For the first time in 13 years, the price of a barrel of US crude oil is around $125. The West Texas Intermediate (WTI) contract surged more than 7% in overnight trading on the New York Mercantile Exchange. Brent, the international benchmark for oil prices, touched as high as $130 per barrel on London’s ICE Futures exchange. Is $150 the next stop for global energy markets? Wall Street is about to tell the world, “I told you so!” The primary reason for the dramatic spike in oil prices is none other than Russia’s invasion of Ukraine and the international community’s latest tactic to punish the Kremlin.
What Took So Long?
The US and its allies are deliberating a ban on Russian oil and natural gas imports, Secretary of State Antony Blinken revealed on March 6. From the beginning of Moscow’s invasion of Ukraine, this has been a point of contention, with many urging the White House to prohibit purchasing Russian energy since this would generate revenue for President Vladimir Putin and support his war effort.

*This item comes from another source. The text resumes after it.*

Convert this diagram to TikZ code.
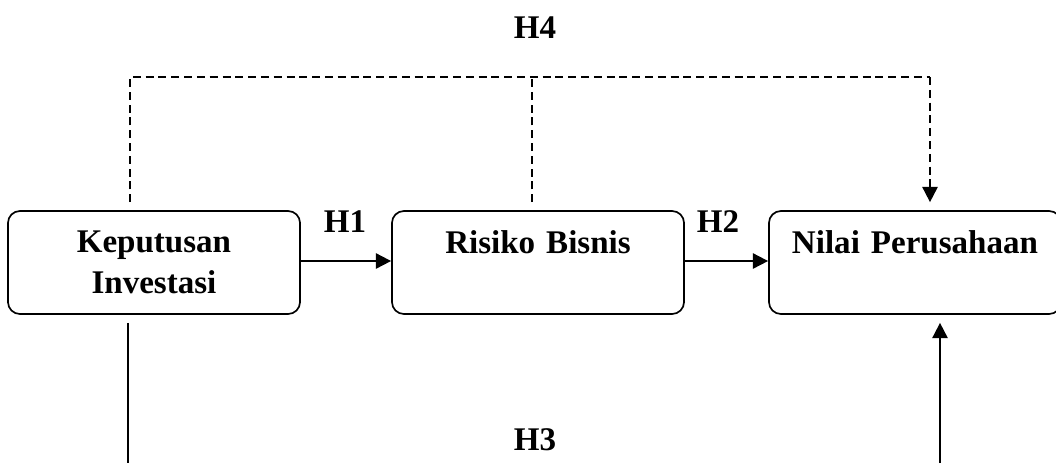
\documentclass[tikz,border=0pt]{standalone}
\usepackage{fontspec}
\setmainfont{Liberation Serif}
\usetikzlibrary{arrows.meta, positioning, calc}
\tikzstyle{varbox} = [rectangle, rounded corners=0.3cm, minimum width=7.3cm, minimum height=2.575cm, text width=7cm, align=center, draw=black, line width=1.2pt]
\tikzstyle{arrow} = [line width=1.3pt, -{Triangle[length=0.38cm,width=0.38cm]}]
\tikzstyle{hypline} = [line width=1.1pt, dash pattern=on 0.2cm off 0.12cm]
\tikzstyle{hlabel} = [inner sep=0pt]

\begin{document}
\begin{tikzpicture}[x=0.025cm, y=-0.025cm, font=\fontsize{23.5}{29}\selectfont\bfseries]
            \useasboundingbox (0,0) rectangle (1056,463);
            \node (inv) [varbox] at (154,262.5) {Keputusan\\Investasi};
            \node (risiko) [varbox] at (538,262.5) {Risiko Bisnis\\\mbox{}};
            \node (nilai) [varbox] at (915,262.5) {Nilai Perusahaan\\\mbox{}};

            \node (h1) [hlabel] at (345,222) {H1};
            \node (h2) [hlabel] at (718,222) {H2};
            \node (h3) [hlabel] at (535,440) {H3};
            \node (h4) [hlabel] at (535,28) {H4};

            \coordinate (h4l) at (130,77);
            \coordinate (h4m) at (532,77);
            \coordinate (h4r) at (930,77);
            \coordinate (b1) at (128,463);
            \coordinate (b2) at (940,463);

            \draw [arrow] (inv.east |- 0,261) -- (risiko.west |- 0,261);
            \draw [arrow] (risiko.east |- 0,261) -- (nilai.west |- 0,261);

            \draw [hypline, shorten <=0.2cm] (inv.north -| h4l) -- (h4l) -- (h4r);
            \draw [hypline, shorten <=0.2cm] (risiko.north -| h4m) -- (h4m);
            \draw [hypline, arrow, shorten >=0.2cm] (h4r) -- (nilai.north -| h4r);

            \draw [line width=1.3pt, shorten <=0.2cm] (inv.south -| b1) -- (b1);
            \draw [arrow, shorten >=0.2cm] (b2) -- (nilai.south -| b2);
        \end{tikzpicture}
\end{document}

So far, the West’s sanctions have mostly refrained from targeting the Eastern European nation’s energy sector.
“We are now talking to our European partners and allies to look in a coordinated way at the prospect of banning the import of Russian oil while making sure that there is still an appropriate supply of oil on world markets,” Blinken told CNN. “That’s a very active discussion as we speak.”
European Commission President Ursula von der Leyen did not fully endorse the proposal in her own interview with the cable news network, noting that her chief aim is to slash Russia’s funding streams. “The goal is to isolate Russia and to make it impossible for Putin to finance his wars. For us, there is a strong strategy now to say we have to get rid of the dependency of fossil fuels from Russia,” she said, adding that banning Russian energy markets would be a “nuclear option” because such a drastic move would weigh on sky-high prices.

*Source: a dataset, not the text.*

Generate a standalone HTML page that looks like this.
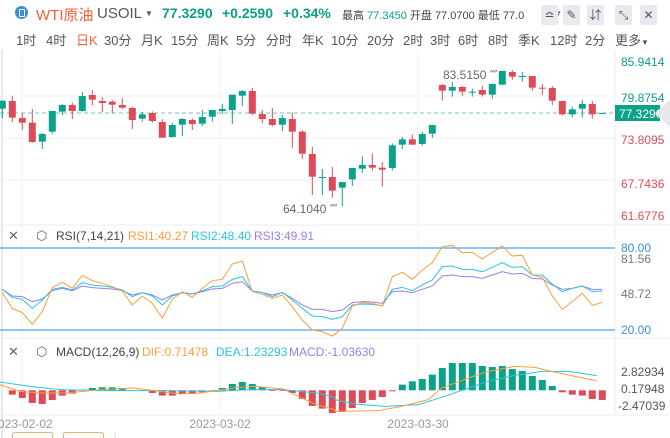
<!DOCTYPE html>
<html><head><meta charset="utf-8"><style>
body{margin:0;width:670px;height:438px;overflow:hidden;background:#fff;font-family:"Liberation Sans","Noto Sans CJK SC",sans-serif;position:relative}
.a{position:absolute;white-space:nowrap}
.t{font-size:13px;color:#555;top:30px}
.ib{position:absolute;top:5px;width:17px;height:20px;background:#e8eaef;border-radius:2px;color:#555;font-size:12px;text-align:center;line-height:20px}
</style></head><body>
<div class="a" style="left:15px;top:6px;width:13px;height:13px;border-radius:50%;background:#3a8fd8"></div>
<div class="a" style="left:19px;top:9px;width:4px;height:6px;border:1px solid #fff;border-radius:1px"></div>
<div class="a" style="left:36px;top:4px;font-size:15px;color:#f0603c">WTI原油</div>
<div class="a" style="left:97px;top:5px;font-size:15px;color:#555">USOIL</div>
<div class="a" style="left:145px;top:9px;font-size:8px;color:#555">▼</div>
<div class="a" style="left:162px;top:5px;font-size:14px;color:#0a9e87;font-weight:bold">77.3290</div>
<div class="a" style="left:222px;top:5px;font-size:14px;color:#0a9e87;font-weight:bold">+0.2590</div>
<div class="a" style="left:283px;top:5px;font-size:14px;color:#0a9e87;font-weight:bold">+0.34%</div>
<div class="a" style="left:342px;top:7px;font-size:11px;color:#444">最高 <span style="color:#0a9e87">77.3450</span> 开盘 77.0700 最低 77.0&nbsp;&nbsp;&nbsp;&nbsp;&nbsp;&nbsp;&nbsp;&nbsp;07</div>
<div class="ib" style="left:541px">≏</div><div class="ib" style="left:563px">✎</div><div class="ib" style="left:587px">⇵</div><div class="ib" style="left:615px">⤡</div><div class="ib" style="left:640px">✕</div>
<div class="a t" style="left:16px">1时</div><div class="a t" style="left:46px">4时</div><div class="a t" style="left:76px;color:#f0603c">日K</div><div class="a t" style="left:104px">30分</div><div class="a t" style="left:141px">月K</div><div class="a t" style="left:171px">15分</div><div class="a t" style="left:207px">周K</div><div class="a t" style="left:236px">5分</div><div class="a t" style="left:266px">分时</div><div class="a t" style="left:302px">年K</div><div class="a t" style="left:331px">10分</div><div class="a t" style="left:367px">20分</div><div class="a t" style="left:403px">2时</div><div class="a t" style="left:430px">3时</div><div class="a t" style="left:458px">6时</div><div class="a t" style="left:488px">8时</div><div class="a t" style="left:518px">季K</div><div class="a t" style="left:550px">12时</div><div class="a t" style="left:585px">2分</div><div class="a t" style="left:615px">更多<span style="font-size:8px">▼</span></div>
<svg id="s" width="670" height="438" style="position:absolute;left:0;top:0" font-family="Liberation Sans, Noto Sans CJK SC, sans-serif"></svg>
<script>
var S=[],G='#0aa288',R='#dc4b57';
function L(x1,y1,x2,y2,c,w,d){S.push('<line x1="'+x1+'" y1="'+y1+'" x2="'+x2+'" y2="'+y2+'" stroke="'+c+'" stroke-width="'+(w||1)+'"'+(d?' stroke-dasharray="'+d+'"':'')+'/>');}
function T(x,y,t,c,s,a){S.push('<text x="'+x+'" y="'+y+'" fill="'+c+'" font-size="'+(s||12)+'"'+(a?' text-anchor="'+a+'"':'')+'>'+t+'</text>');}
L(2,50,2,438,'#e6e8ee',2);
[96,138,180].forEach(function(y){L(0,y,615,y,'#f0f0f3');});
[22,220,418].forEach(function(x){L(x,50,x,415,'#f0f0f3');});
L(615,50,615,415,'#eceef2');
L(0,225,670,225,'#eceef2');L(0,338,670,338,'#eceef2');L(0,415,670,415,'#eceef2');
L(0,113,615,113,'#6cc9b4',1,'4,3');
var C=[[1,122,146,122,175],[0,123,173,108,186],[0,174,188,160,210],[0,188,246,147,248],[1,222,245,219,267],[1,153,215,153,221],[1,135,155,132,165],[0,135,153,128,177],[1,108,153,96,155],[0,105,119,90,135],[0,123,129,111,157],[0,125,134,120,160],[0,135,143,114,147],[0,144,180,140,207],[1,163,176,156,185],[0,159,183,154,188],[0,186,233,178,233],[1,195,231,189,233],[1,177,194,174,228],[0,180,192,175,210],[1,171,191,150,198],[1,150,170,150,185],[1,147,153,132,162],[1,104,150,104,192],[1,93,107,90,138],[0,93,161,84,165],[0,162,177,150,190],[0,177,195,144,200],[1,174,194,165,213],[0,177,215,157,264],[0,215,281,211,297],[0,282,350,261,405],[1,351,353,327,405],[0,351,392,321,413],
[1,366,383,366,438],[1,324,358,324,378],[1,315,326,289,338],[0,315,323,280,332],[0,323,329,306,380],[1,256,324,250,332],[1,238,254,231,267],[0,238,254,223,254],[1,222,252,215,257],[1,195,221,195,234],[0,75,92,72,122],[1,81,92,66,110],[0,81,95,78,107],[1,95,97,86,110],[0,90,104,78,110],[1,72,104,70,116],[1,33,74,33,74],[0,36,50,30,59],[1,48,50,36,65],[0,48,83,48,92],[0,83,85,72,104],[0,84,122,78,135],[0,123,163,123,166],[1,148,163,140,172],[1,132,146,120,172],[0,132,163,123,176],[1,159,162,159,162]];
function X(i){return 2.3+10*i;}
C.forEach(function(c,i){var x=X(i),col=c[0]?G:R;L(x,60+c[3]/3,x,60+c[4]/3,col,1);var h=Math.max((c[2]-c[1])/3,1);S.push('<rect x="'+(x-3.5)+'" y="'+(60+c[1]/3)+'" width="7" height="'+h+'" fill="'+col+'"/>');});
T(443,79,'83.5150 ⁗','#666',12);T(283,213,'64.1040 ⁗','#666',12);
T(621,66,'85.9414','#0a9e87',12);T(621,102,'79.8754','#0a9e87',12);
S.push('<rect x="615" y="105" width="45" height="16" fill="#0aa288"/>');T(619,118,'77.3290','#fff',12);
T(621,144,'73.8095','#dc4b57',12);T(621,188,'67.7436','#dc4b57',12);T(621,220,'61.6776','#dc4b57',12);
S.push('<polygon points="670,100 655,113 670,127" fill="#e6e8ec"/>');
T(8,240,'✕','#666',13);T(36,240,'⬡','#666',13);T(56,240,'RSI(7,14,21)','#444',12);T(128,240,'RSI1:40.27','#ff9d3e',12);T(191,240,'RSI2:48.40','#2cc4e0',12);T(254,240,'RSI3:49.91','#9b7fe8',12);
L(0,248,615,248,'#4aa3ef',1.2);L(0,330,615,330,'#4aa3ef',1.2);
var O=[218,265,278,313,275,203,187,205,166,182,190,200,213,255,228,250,294,238,215,232,205,182,178,132,123,214,223,235,225,260,300,330,335,348,325,258,248,250,258,170,157,178,150,128,80,76,98,97,117,97,78,108,106,165,172,228,268,245,220,256,247];
var Cy=[208,232,238,265,240,208,202,210,188,195,198,202,210,230,218,228,255,228,218,222,212,200,198,178,170,213,218,230,217,240,265,288,290,298,290,255,252,253,257,208,202,212,195,180,140,138,148,148,155,142,128,142,140,165,165,192,215,205,198,215,213];
var P=[208,228,230,245,237,212,205,212,198,203,205,207,212,225,218,225,240,225,218,222,215,207,205,190,185,213,218,225,218,235,255,268,268,275,270,248,245,246,250,215,213,218,208,198,168,165,170,170,175,165,155,162,160,175,177,195,208,205,198,208,208];
function PL(a,c,f){S.push('<polyline fill="none" stroke="'+c+'" stroke-width="1" points="'+a.map(function(v,i){return X(i)+','+f(v);}).join(' ')+'"/>');}
PL(P,'#9b7fe8',function(v){return 220+v/3});PL(Cy,'#2cc4e0',function(v){return 220+v/3});PL(O,'#ff9d3e',function(v){return 220+v/3});
T(621,252,'80.00','#3a90e0',12);T(621,263,'81.56','#777',12);T(621,298,'48.72','#777',12);T(621,334,'20.00','#3a90e0',12);
T(8,356,'✕','#666',13);T(36,356,'⬡','#666',13);T(56,356,'MACD(12,26,9)','#444',12);T(142,356,'DIF:0.71478','#ff9d3e',12);T(216,356,'DEA:1.23293','#2cc4e0',12);T(289,356,'MACD:-1.03630','#9b7fe8',12);
var M=[0,13,23,38,41,29,16,10,-2,-7,-9,-9,-7,2,2,8,16,16,11,11,6,-1,-7,-19,-25,-19,-10,2,2,8,26,47,55,68,65,53,38,29,20,3,-17,-27,-34,-47,-67,-82,-82,-82,-73,-70,-73,-64,-58,-43,-31,-13,6,13,16,26,29];
M.forEach(function(v,i){if(!v)return;var y0=390.3,h=Math.abs(v)/3;S.push('<rect x="'+(X(i)-3.5)+'" y="'+(v>0?y0:y0-h)+'" width="7" height="'+h+'" fill="'+(v>0?R:G)+'"/>');});
function PX(pts,c){S.push('<polyline fill="none" stroke="'+c+'" stroke-width="1" points="'+pts.map(function(p){return p[0]+','+p[1];}).join(' ')+'"/>');}
var dif=[[0,140],[60,160],[120,165],[200,165],[300,155],[400,150],[480,160],[540,168],[600,165],[700,150],[760,145],[850,153],[900,178],[950,200],[1005,215]].map(function(p){return [p[0]/3,338+p[1]/3]}).concat([[0,220],[130,218],[200,205],[280,185],[320,150],[400,120],[460,100],[540,85],[600,88],[650,100],[720,115],[785,128]].map(function(p){return [335+p[0]/3,338+p[1]/3]}));
var dea=[[0,132],[90,145],[180,155],[300,158],[500,158],[650,160],[750,155],[850,155],[950,165],[1005,178]].map(function(p){return [p[0]/3,338+p[1]/3]}).concat([[0,185],[60,198],[150,205],[250,200],[330,175],[400,150],[460,130],[540,112],[620,100],[700,100],[785,113]].map(function(p){return [335+p[0]/3,338+p[1]/3]}));
PX(dea,'#2cc4e0');PX(dif,'#ff9d3e');
T(621,376,'2.82934','#555',12);T(621,393,'0.17948','#555',12);T(618,410,'-2.47039','#555',12);
T(22,428,'2023-02-02','#999',12,'middle');T(220,428,'2023-03-02','#999',12,'middle');T(418,428,'2023-03-30','#999',12,'middle');
S.push('<rect x="12.5" y="432.5" width="40" height="10" fill="none" stroke="#f0b070" rx="2"/><rect x="63.5" y="432.5" width="40" height="10" fill="none" stroke="#f0b070" rx="2"/>');
L(115,432,115,438,'#e0e0e0');
document.getElementById('s').innerHTML=S.join('');
</script>
</body></html>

This comes after White House Press Secretary Jen Psaki revealed that President Joe Biden is considering at least reducing or halting US imports of Russian crude and exploring alternative methods to minimize the impact on consumers. The Biden administration has been talking with lawmakers after bipartisan legislation was introduced by Sen. Joe Manchin (D-WV) and Sen. Lisa Murkowski (R-AK) to implement an embargo on all energy imports from Russia. “We are looking at ways to reduce the import of Russian oil while also making sure that we are maintaining the global supply needs out there,” Psaki told reporters during a March 4 briefing.

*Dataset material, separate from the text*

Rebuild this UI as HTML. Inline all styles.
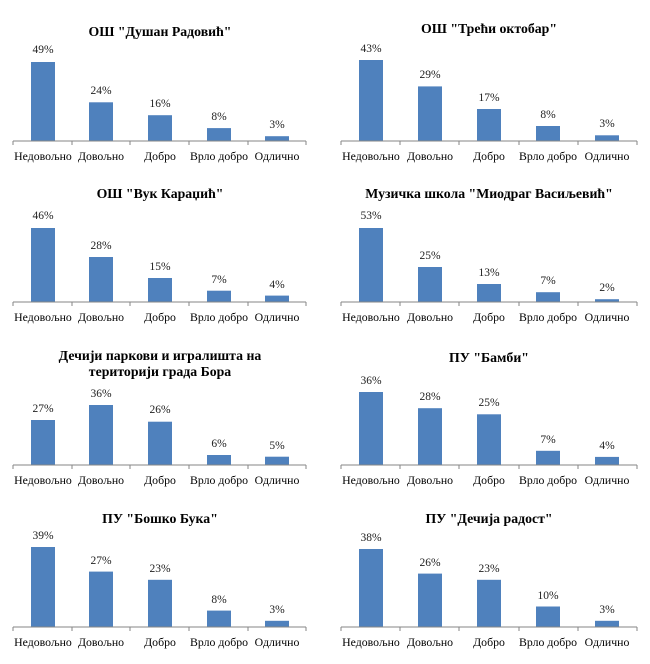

The United States currently imports between 7% and 10% of its oil needs from Russia, totaling nearly 21 million barrels of crude and refined products per month, according to data from the Energy Information Administration (EIA). Europe also relies on about 40% of crude and 30% of natural gas from Russia.
President Biden has attempted to curb prices by tapping into the nation’s Strategic Petroleum Reserves (SPRs). During his State of the Union address, Biden announced that his administration would be releasing 30 million barrels, but the US already consumes at least 17 million barrels per day, leaving energy analysts to purport that this will do nothing to ease the tremendous rally in energy prices. In November, the Oval Office tapped 50 million barrels, leading to a tiny drop in WTI futures that coincided with the Omicron-driven selloff.
Can Iran Save the World?
Over the last month, President Biden and his team have been actively negotiating with Iran on a new nuclear agreement. If approved, sanctions would likely be lifted on Tehran, allowing the Middle Eastern country to inject international oil markets with tens of millions of barrels of oil. That is if the Organization of the Petroleum Exporting Countries (OPEC) allows the regime to be so cavalier if or when it returns to the table. Despite the vast treasure trove of black gold in Iran, some market analysts do not think this would be enough to put a stop to the meteoric growth in prices.
“While some remain transfixed with the idea that an Iran agreement will provide much needed relief (from rising oil prices), we again caution that the deal is still not done and the sums entailed would simply be too small to backfill a major Russian disruption” RBC Capital analyst Helima Croft wrote in a recent research note.
Even if a deal is reached and a nuclear pact cools off prices, “it makes one wonder if anybody in the world has learned anything about depending on bad actors for energy supply,” noted Phil Flynn, the author of The Energy Report, a daily market commentary post.
Pain at the Pump
It is official: The national average for a gallon of gasoline is $4.009. In California, it is above $5 per gallon. The consensus among industry observers is that pump prices will continue to surge. But it is not only the Ukraine-Russia conflict that is leading to a massive push in gas prices. The latest EIA storage report confirmed that total domestic gas inventories declined by 500,000 barrels for the fourth consecutive week to approximately 246 million. Of course, an increase in consumption, a disruption in global flows, and lackluster domestic and international production are ingredients for a recipe of torture for consumers’ wallets. The world can embrace renewables as much as it wants, but experts concur that it will not diminish the public’s agony right now.